Given data:
==*==
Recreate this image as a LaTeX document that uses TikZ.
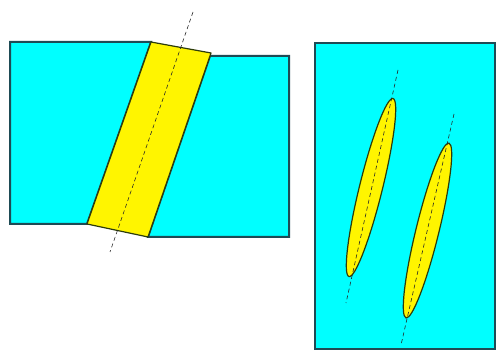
\documentclass[tikz,border=0pt]{standalone}
\usepackage{xcolor}

\definecolor{cyanfond}{RGB}{0,255,255}
\definecolor{jaune}{RGB}{255,245,0}
\definecolor{bordbloc}{RGB}{30,75,85}
\definecolor{bordjaune}{RGB}{45,60,10}

\begin{document}
\begin{tikzpicture}[x=1pt,y=1pt]

    \useasboundingbox (0,0) rectangle (499,356);

    % --- Figure de gauche : deux blocs et la bande ---
    \coordinate (A) at (151,314);   % Bande haut gauche
    \coordinate (B) at (211,303);   % Bande haut droite
    \coordinate (C) at (148,119);   % Bande bas droite
    \coordinate (D) at (87,132);    % Bande bas gauche

    % Blocs cyan
    \draw[line width=2pt, bordbloc, fill=cyanfond] (10,132) -- (10,314) -- (A) -- (D) -- cycle;      % Bloc gauche
    \draw[line width=2pt, bordbloc, fill=cyanfond] (210,300) -- (289,300) -- (289,119) -- (C) -- cycle; % Bloc droit

    % Bande jaune
    \draw[line width=1.2pt, bordjaune, fill=jaune, line join=round] (A) -- (B) -- (C) -- (D) -- cycle;

    % Axe de la bande (en pointillés)
    \coordinate (P) at (193,344);
    \coordinate (Q) at (110,104);
    \draw[line width=0.6pt, dash pattern=on 4pt off 3pt, gray!30!black] (P) -- (Q);

    % --- Figure de droite : le bloc et les deux lentilles ---
    \draw[line width=2pt, bordbloc, fill=cyanfond] (315,7) rectangle (495,313);

    % Lentille 1
    \coordinate (E1) at (371,168.5);  % Centre
    \draw[line width=1.2pt, bordjaune, fill=jaune, rotate around={76.1:(E1)}]
        (E1) ellipse [x radius=91.7, y radius=11.5];
    \draw[line width=0.6pt, dash pattern=on 4pt off 3pt, gray!30!black] (398,286) coordinate (R1) -- (346,53) coordinate (S1);

    % Lentille 2
    \coordinate (E2) at (427.5,125.5); % Centre
    \draw[line width=1.2pt, bordjaune, fill=jaune, rotate around={76.2:(E2)}]
        (E2) ellipse [x radius=90, y radius=11.5];
    \draw[line width=0.6pt, dash pattern=on 4pt off 3pt, gray!30!black] (454,242) coordinate (R2) -- (401,11) coordinate (S2);

\end{tikzpicture}
\end{document}
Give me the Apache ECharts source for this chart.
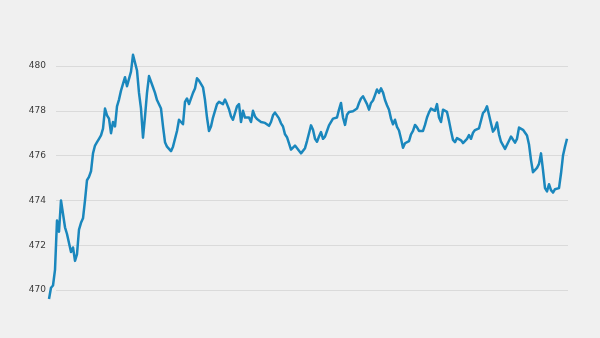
<!DOCTYPE html>
<html>
<head>
<meta charset="utf-8">
<script src="https://cdn.jsdelivr.net/npm/echarts@6/dist/echarts.min.js"></script>
<style>
html,body{margin:0;padding:0;background:#f0f0f0;}
#chart{width:600px;height:338px;}
</style>
</head>
<body>
<div id="chart"></div>
<script>
// Series values, evenly spaced observations (left to right)
const seriesValues = [
469.6, 470.1, 470.2, 470.9, 473.1, 472.6, 474.0, 474.0, 472.8, 472.5,
472.1, 471.7, 471.9, 471.3, 471.6, 472.7, 473.0, 473.2, 474.0, 474.9,
475.05, 475.3, 476.1, 476.45, 476.6, 476.75, 476.9, 477.2, 478.1, 477.8,
477.65, 477.0, 477.5, 477.3, 478.2, 478.5, 478.9, 479.2, 479.5, 479.1,
479.05, 479.75, 480.5, 480.45, 479.8, 478.8, 478.1, 476.8, 477.74, 478.8,
479.55, 479.55, 479.05, 478.8, 478.48, 478.4, 478.1, 477.3, 476.6, 476.4,
476.3, 476.2, 476.4, 476.45, 477.1, 477.6, 477.66, 477.4, 478.4, 478.55,
478.3, 478.3, 478.8, 479.0, 479.45, 479.35, 479.35, 479.05, 478.48, 477.7,
477.1, 477.3, 477.7, 478.0, 478.3, 478.4, 478.33, 478.3, 478.5, 478.3,
478.07, 477.75, 477.6, 477.6, 478.2, 478.3, 477.5, 478.0, 477.7, 477.7,
477.7, 477.5, 478.0, 477.75, 477.63, 477.57, 477.5, 477.5, 477.46, 477.4,
477.33, 477.5, 477.8, 477.92, 477.9, 477.66, 477.44, 477.3, 476.95, 476.82,
476.55, 476.27, 476.3, 476.45, 476.4, 476.22, 476.1, 476.05, 476.33, 476.65,
477.0, 477.35, 477.15, 476.75, 476.62, 476.85, 477.05, 476.75, 476.85, 477.1,
477.35, 477.4, 477.65, 477.72, 477.7, 478.05, 478.35, 477.7, 477.37, 477.82,
477.95, 477.9, 477.98, 477.97, 478.1, 478.35, 478.55, 478.65, 478.62, 478.3,
478.05, 478.35, 478.46, 478.7, 478.95, 478.8, 479.0, 478.82, 478.48, 478.25,
478.05, 477.65, 477.4, 477.6, 477.28, 477.12, 476.75, 476.35, 476.55, 476.49,
476.65, 476.95, 477.1, 477.37, 477.26, 477.1, 477.07, 477.1, 477.37, 477.7,
477.93, 478.1, 478.1, 478.0, 478.3, 477.7, 477.5, 478.05, 478.1, 477.95,
477.55, 477.1, 476.7, 476.6, 476.78, 476.8, 476.68, 476.56, 476.62, 476.75,
476.92, 476.75, 477.02, 477.14, 477.21, 477.22, 477.29, 477.9, 478.0, 478.2,
478.15, 477.44, 477.07, 477.2, 477.48, 476.95, 476.62, 476.65, 476.3, 476.38,
476.66, 476.85, 476.9, 476.58, 476.75, 477.25, 477.22, 477.15, 477.16, 476.9,
476.5, 475.8, 475.26, 475.28, 475.45, 475.63, 476.1, 475.35, 474.55, 474.4,
474.72, 474.46, 474.35, 474.5, 474.54, 474.55, 475.2, 476.0, 476.4, 476.75
];
// Category positions (observation index)
const categories = seriesValues.map((_, i) => String(i));
// Y-axis tick labels
const yTicks = [470, 472, 474, 476, 478, 480];

const yMin = yTicks[0], yMax = yTicks[yTicks.length - 1], yStep = yTicks[1] - yTicks[0];

const chart = echarts.init(document.getElementById('chart'), null, {renderer: 'canvas'});
chart.setOption({
  backgroundColor: '#f0f0f0',
  animation: false,
  grid: [
    {left: 56, right: 32, top: 66, bottom: 48, containLabel: false},
    {left: 49, right: 33, top: 66, bottom: 48, containLabel: false}
  ],
  xAxis: [
    {gridIndex: 0, type: 'category', data: categories, show: false, boundaryGap: false},
    {gridIndex: 1, type: 'category', data: categories, show: false, boundaryGap: false}
  ],
  yAxis: [
    {
      gridIndex: 0, type: 'value', min: yMin, max: yMax, interval: yStep,
      axisLine: {show: false}, axisTick: {show: false},
      axisLabel: {color: '#3a3a3a', fontSize: 9, fontFamily: 'DejaVu Sans, sans-serif', margin: 10},
      splitLine: {show: true, lineStyle: {color: '#dadada', width: 1}}
    },
    {
      gridIndex: 1, type: 'value', min: yMin, max: yMax, interval: yStep,
      show: false, splitLine: {show: false}
    }
  ],
  series: [{
    type: 'line',
    xAxisIndex: 1, yAxisIndex: 1,
    data: seriesValues,
    showSymbol: false,
    clip: false,
    smooth: false,
    lineStyle: {color: '#1a87bd', width: 2.5, join: 'round'}
  }]
});
</script>
</body>
</html>
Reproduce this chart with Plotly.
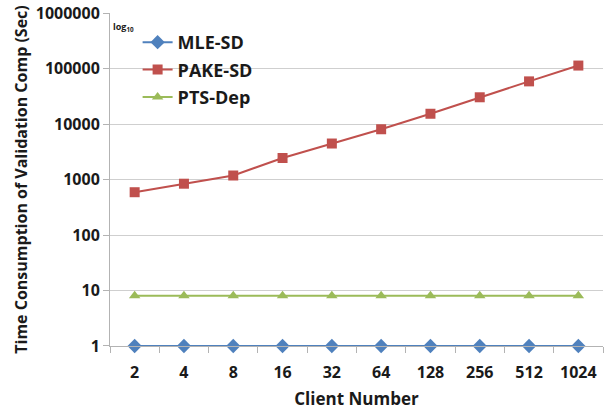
import plotly.graph_objects as go

clients = ["2", "4", "8", "16", "32", "64", "128", "256", "512", "1024"]
mle_sd = [1, 1, 1, 1, 1, 1, 1, 1, 1, 1]
pake_sd = [590, 840, 1180, 2440, 4450, 8040, 15300, 30300, 58600, 113000]
pts_dep = [8, 8, 8, 8, 8, 8, 8, 8, 8, 8]
y_ticks = [1, 10, 100, 1000, 10000, 100000, 1000000]
y_tick_labels = ["1", "10", "100", "1000", "10000", "100000", "1000000"]

font_family = "Open Sans, Liberation Sans, Arial, sans-serif"

fig = go.Figure()
fig.add_trace(go.Scatter(x=clients, y=mle_sd, name="MLE-SD", mode="lines+markers",
                         legendgroup="a", cliponaxis=False,
                         line=dict(color="#4F81BD", width=2),
                         marker=dict(symbol="diamond", size=11, color="#4F81BD")))
fig.add_trace(go.Scatter(x=clients, y=pake_sd, name="PAKE-SD", mode="lines+markers",
                         legendgroup="b", cliponaxis=False,
                         line=dict(color="#C0504D", width=2),
                         marker=dict(symbol="square", size=10, color="#C0504D")))
fig.add_trace(go.Scatter(x=clients, y=pts_dep, name="PTS-Dep", mode="lines+markers",
                         legendgroup="c", cliponaxis=False,
                         line=dict(color="#9BBB59", width=2),
                         marker=dict(symbol="triangle-up", size=10, color="#9BBB59")))

fig.update_layout(
    width=605, height=412,
    margin=dict(l=110, r=2, t=10, b=66),
    paper_bgcolor="white", plot_bgcolor="white",
    font=dict(family=font_family, size=16, color="#1a1a1a"),
    showlegend=True,
    legend=dict(x=0.056, y=0.967, xanchor="left", yanchor="top",
                bgcolor="rgba(0,0,0,0)", font=dict(size=18, family=font_family, weight="bold"),
                itemsizing="trace", tracegroupgap=1, traceorder="grouped"),
    xaxis=dict(type="category", range=[-0.5, 9.5],
               showgrid=False, showline=True, linecolor="#b3b3b3", linewidth=1,
               ticks="outside", tickson="boundaries", ticklen=6, tickcolor="#b3b3b3",
               ticklabelstandoff=12,
               tickfont=dict(size=16, weight="bold", family=font_family),
               title=dict(text="Client Number", font=dict(size=17, weight="bold", family=font_family), standoff=10)),
    yaxis=dict(type="log", range=[-0.0001, 6.0001],
               tickvals=y_ticks, ticktext=y_tick_labels, ticklabeloverflow="allow",
               showgrid=True, gridcolor="#cfcfcf", gridwidth=1,
               showline=True, linecolor="#b3b3b3", linewidth=1,
               ticks="outside", ticklen=6, tickcolor="#b3b3b3",
               tickfont=dict(size=16, weight="bold", family=font_family),
               title=dict(text="Time Consumption of Validation Comp (Sec)",
                          font=dict(size=16, weight="bold", family=font_family), standoff=4),
               zeroline=False),
    annotations=[dict(text="log<sub>10</sub>", xref="paper", yref="paper", x=0.002, y=0.985,
                      xanchor="left", yanchor="top", showarrow=False,
                      font=dict(size=9, family=font_family, weight="bold"))],
)

fig.write_html("out.html", config={"displayModeBar": False},
               post_script="document.documentElement.style.margin='0';document.body.style.margin='0';document.body.style.padding='0';")
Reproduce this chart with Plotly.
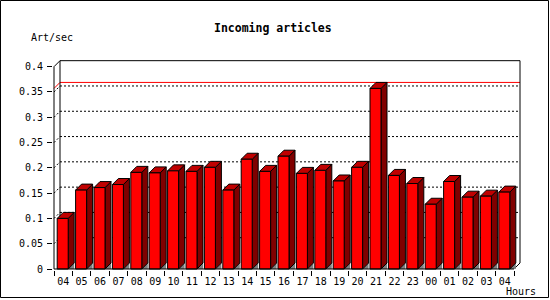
==*==
Instructions to follow: Return, unchanged, the lines from the first line of the material through the line that holds "(0,0) rectangle (499,356);", inclusive, omitting pictures.

Answer in full:
Recreate this image as a LaTeX document that uses TikZ.
\documentclass[tikz,border=0pt]{standalone}
\usepackage{xcolor}

\definecolor{cyanfond}{RGB}{0,255,255}
\definecolor{jaune}{RGB}{255,245,0}
\definecolor{bordbloc}{RGB}{30,75,85}
\definecolor{bordjaune}{RGB}{45,60,10}

\begin{document}
\begin{tikzpicture}[x=1pt,y=1pt]

    \useasboundingbox (0,0) rectangle (499,356);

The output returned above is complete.